Граждане все на него взирают, как на твердыню.
(Каллин Эфесский, фргм. 1, перевод Г. Ф. Церетели)
Отныне герой это уже не легендарный Гектор, а гражданин-воин
или, вернее, доброволец, отправившийся на военную службу для защиты
своей земли.
И тут же, совсем близко, в Колофоне, Мимнерм воспевает наслаждения
молодости и любви: в его элегиях грусть о быстротечных годах и о
приближении невеселой старости, прообраза смерти.
Что за жизнь, что за радость, коль нет золотой Афродиты?
Пусть обоймет меня смерть прежде, чем стану я чужд
Прелестям тайной любви, и утехам любовным, и ложу!
Только лишь юности цвет сладок для жен и мужей.
Но когда старость к кому подойдет, гореносная старость, —
Та, что уродства печать и на красавца кладет, —
Черными думами день изо дня будет старец томиться
И, на луч солнца смотря, не обретет в нем утех, —
Отрокам он ненавистен, у жен и у дев в небреженьи.

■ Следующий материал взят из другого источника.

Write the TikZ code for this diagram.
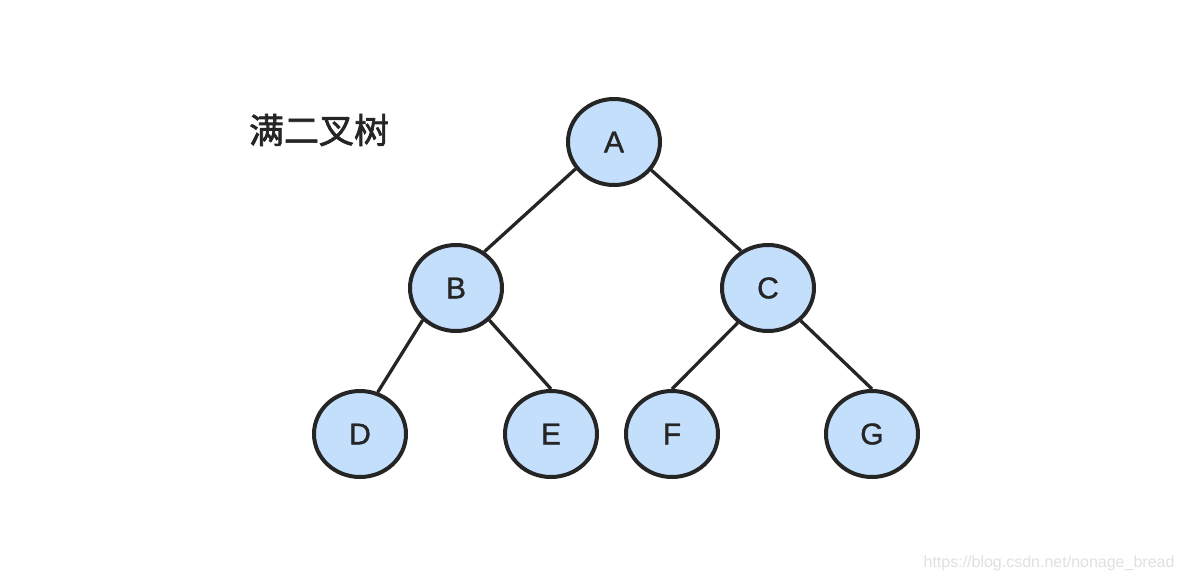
\documentclass[tikz,border=0pt]{standalone}
\usepackage{fontspec}
\setmainfont{Liberation Sans}
\newfontfamily\cjk[FakeBold=2]{Noto Sans CJK SC}
\newfontfamily\lbl[FakeBold=1.2]{Liberation Sans}
\usetikzlibrary{shapes.geometric}
\definecolor{nodeblue}{HTML}{C3DFFC}
\definecolor{ink}{HTML}{252525}
\tikzset{
    %lines between the nodes
    link/.style={draw=ink, line width=3.3pt},
}
\begin{document}
\begin{tikzpicture}[x=1pt, y=-1pt,
    nd/.style = {ellipse, draw=ink, fill=nodeblue, line width=4pt,
                 minimum width=92pt, minimum height=86pt, inner sep=0pt,
                 text=ink, font=\lbl\fontsize{30}{30}\selectfont},
  ]
  \useasboundingbox (0,0) rectangle (1186,582);
  \node[font=\cjk\fontsize{35}{35}\selectfont, text=ink] (title) at (319,130) {满二叉树};
  \node[nd] (A) at (614,142) {A};
  \node[nd] (B) at (456,288) {B};
  \node[nd] (C) at (768,288) {C};
  \node[nd] (D) at (360,434) {D};
  \node[nd] (E) at (551,434) {E};
  \node[nd] (F) at (672,434) {F};
  \node[nd] (G) at (872,434) {G};
  \draw[link] (A.215) -- (B.52);
  \draw[link] (A.323) -- (C.126);
  \draw[link] (B.224) -- (D.67);
  \draw[link] (B.316) -- (E.north);
  \draw[link] (C.229) -- (F.north);
  \draw[link] (C.315) -- (G.north);
  % csdn mark
  \node[text=black!12, font=\fontsize{16}{16}\selectfont, anchor=east] (mark) at (1178,563) {https://blog.csdn.net/nonage\_bread};
\end{tikzpicture}
\end{document}
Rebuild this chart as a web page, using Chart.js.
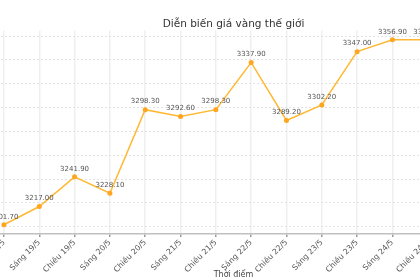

Вот сколь для нас тяжела старость по воле богов!
(Перевод Г. Ф. Церетели)
Это лиризм элегический в современном смысле слова... Есть и другие
поэты.
Именно из Ионии прибыли на афинский Акрополь эти очаровательные,
разукрашенные девушки, о которых мы говорили выше и улыбка которых
одновременно соблазн и стыдливость.
А в Ионии строгая тяжеловесность дорического храма с
монументальными колоннами, словно способными выдержать тяжесть небес,
с гранями капителей, острыми, как лезвия, с их прочностью древесного
ствола, налитого соками, кажущаяся вызовом, брошенным мертвым камнем
живой плоти человека, вся эта высокомерная дорическая тяжеловесность
внезапно становится элегантностью, грацией, приветом и улыбкой.
Удлиненная тонкость ионийской колонны это словно тело растущего
подростка. Она увенчана капителью, словно нежным цветком, лепестки
которой дважды спиралью свернувшиеся вокруг себя завитки,
одновременно нежные и крепкие, живые, как человеческие руки.
Помимо этих, не будем забывать и другие ионийские изобретения:
серебряную монету, банки и залоговые письма.
Множество изобретений или созданий омоложены тем новым
применением, какое получают они у этого изменчивого народа, жадного до
открытий и обладания жизнью во всем ее переливчатом многообразии.
Плодовитость ионийского гения нас ошеломляет.